I wonder if would work to override get_url_params() in the child, and let the child stream call itself once per parent.
It looks like the version stream is passing a context with a specific version "name" to it's child streams here: https://gitlab.com/gitlab-data/meltano_taps/-/blob/main/tap-adaptive/tap_adaptive/streams.py#L271
So, from the context of the child, there should be only a single version to fetch into about - if I understand correctly
j
Just to make sure I understand: VersionStream returns one record per version_id, correct?
Correct. Here's a sample payload returned from VersionStream:
Copy code
{
  "version": [
    {
      "@id": "144",
      "@name": "Forecast1"
    },
    {
      "@id": "1683",
      "@name": "Forecast2"
    },
    {
      "@id": "1543",
      "@name": "Forecast3"
    },
    {
      "@id": "1563",
      "@name": "Forecast4"
    }
  ]
}
And you just need to make one additional call per version record of the parent stream... is that right?
Correct- one additional call per version record, so 4 version_id's = 4 additional calls to the new stream. One caveat- that's probably insignificant- is that some version_id's would be dropped based on a regex pattern, so in reality, 4 version_id's would yield 2 additional calls let's say.
Hi @aaronsteers - I wanted to follow up on this as our team is going have to make a choice whether to implement this in Meltano or to switch to a custom solution.

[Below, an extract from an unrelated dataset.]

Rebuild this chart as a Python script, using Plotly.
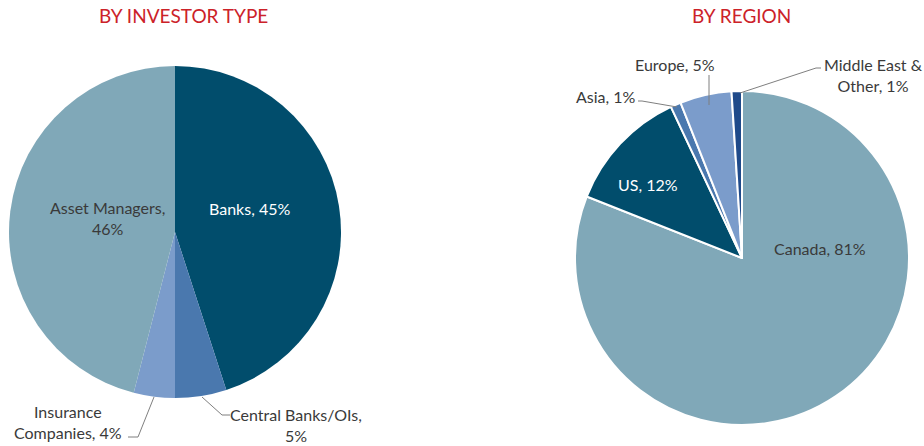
import plotly.graph_objects as go

W, H = 924, 446

inv_labels = ["Banks", "Central Banks/OIs", "Insurance Companies", "Asset Managers"]
inv_values = [45, 5, 4, 46]
inv_colors = ["#014d6c", "#4a78ae", "#7b9ccb", "#80a8b8"]

reg_labels = ["Canada", "US", "Asia", "Europe", "Middle East & Other"]
reg_values = [81, 12, 1, 5, 1]
reg_colors = ["#80a8b8", "#014d6c", "#4a78ae", "#7b9ccb", "#1f4a8a"]

titles = ["BY INVESTOR TYPE", "BY REGION"]

FONT = "Lato"
TXT = "#3a3a3a"


def px(x, y):
    return x / W, 1 - y / H


def dom(cx, cy, r):
    return dict(x=[(cx - r) / W, (cx + r) / W], y=[1 - (cy + r) / H, 1 - (cy - r) / H])


fig = go.Figure()
fig.add_trace(go.Pie(
    labels=inv_labels, values=inv_values, sort=False, direction="clockwise", rotation=0,
    marker=dict(colors=inv_colors, line=dict(width=0)), textinfo="none",
    domain=dom(175, 232, 166), hoverinfo="label+percent", showlegend=False,
))
fig.add_trace(go.Pie(
    labels=reg_labels, values=reg_values, sort=False, direction="clockwise", rotation=0,
    marker=dict(colors=reg_colors, line=dict(width=2, color="white")), textinfo="none",
    domain=dom(742, 258, 167), hoverinfo="label+percent", showlegend=False,
))


def lab(text, x, y, color=TXT, size=16, xanchor="center"):
    ax, ay = px(x, y)
    fig.add_annotation(x=ax, y=ay, xref="paper", yref="paper", text=text, showarrow=False,
                       xanchor=xanchor, yanchor="middle", align="center",
                       font=dict(family=FONT, size=size, color=color))


def pct(v, vals):
    return f"{round(100 * v / sum(vals))}%"


# titles
lab(titles[0], 183, 16, color="#cc2229", size=19)
lab(titles[1], 741, 16, color="#cc2229", size=19)

# left pie labels
lab(f"{inv_labels[3]},<br>{pct(inv_values[3], inv_values)}", 107, 218)
lab(f"{inv_labels[0]}, {pct(inv_values[0], inv_values)}", 249, 208, color="white")
lab("Insurance<br>Companies, " + pct(inv_values[2], inv_values), 68, 422)
lab(f"{inv_labels[1]},<br>{pct(inv_values[1], inv_values)}", 296, 425)

# right pie labels
lab(f"{reg_labels[0]}, {pct(reg_values[0], reg_values)}", 820, 248)
lab(f"{reg_labels[1]}, {pct(reg_values[1], reg_values)}", 648, 184, color="white")
lab(f"{reg_labels[2]}, {pct(reg_values[2], reg_values)}", 606, 97)
lab(f"{reg_labels[3]}, {pct(reg_values[3], reg_values)}", 675, 65)
lab("Middle East &<br>Other, " + pct(reg_values[4], reg_values), 873, 75)


def leader(points):
    path = ""
    for i, (x, y) in enumerate(points):
        X, Y = px(x, y)
        path += ("M" if i == 0 else "L") + f"{X},{Y} "
    fig.add_shape(type="path", xref="paper", yref="paper", path=path.strip(),
                  line=dict(color="#7f7f7f", width=1))


leader([(154, 397), (138, 437), (128, 437)])
leader([(202, 397), (222, 415), (230, 415)])
leader([(638, 101), (642, 101), (677, 107)])
leader([(709, 75), (709, 105)])
leader([(821, 68), (816, 68), (740, 93)])

fig.update_layout(width=W, height=H, margin=dict(l=0, r=0, t=0, b=0),
                  paper_bgcolor="white", plot_bgcolor="white")
fig.write_html("out.html")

I took a look at your comments with fresh eyes. You said:
It looks like the version stream is passing a context with a specific version "name" to it's child streams here: https://gitlab.com/gitlab-data/meltano_taps/-/blob/main/tap-adaptive/tap_adaptive/streams.py#L271
You are correct, currently, the version stream is only passing a specific version to its child streams. You also said:
So, from the context of the child, there should be only a single version to fetch into about - if I understand correctly
No. You're right- that is how the code was implemented, it passes a single version, BUT there are actually dozens of versions that need to be passed down to a child stream. And the child stream needs to call each version. My understanding of this as it stands is that Meltano does not support this type of workflow. It looks like this type of logic was implemented in a Zendesk Singer tap, but I'm not sure if I can implement something like this using the current Meltano abstraction.
a
@justin_wong - re:
You are correct, currently, the version stream is only passing a specific version to its child streams.
If you have visibility to all versions, are you able to pass all the versions in the child context? And then the child stream can iterate through each.
j
Yes, I think I can get all the versions into the context obj. That brings it back to the fundamental issue, is it possible to call the final endpoint multiple times, once for each version in the context obj? As currently implemented, each endpoint is only called once. If so, would you be able to provide an example/doc that I could refer to? I’ve been trying to find an example of this pattern, but haven't had luck.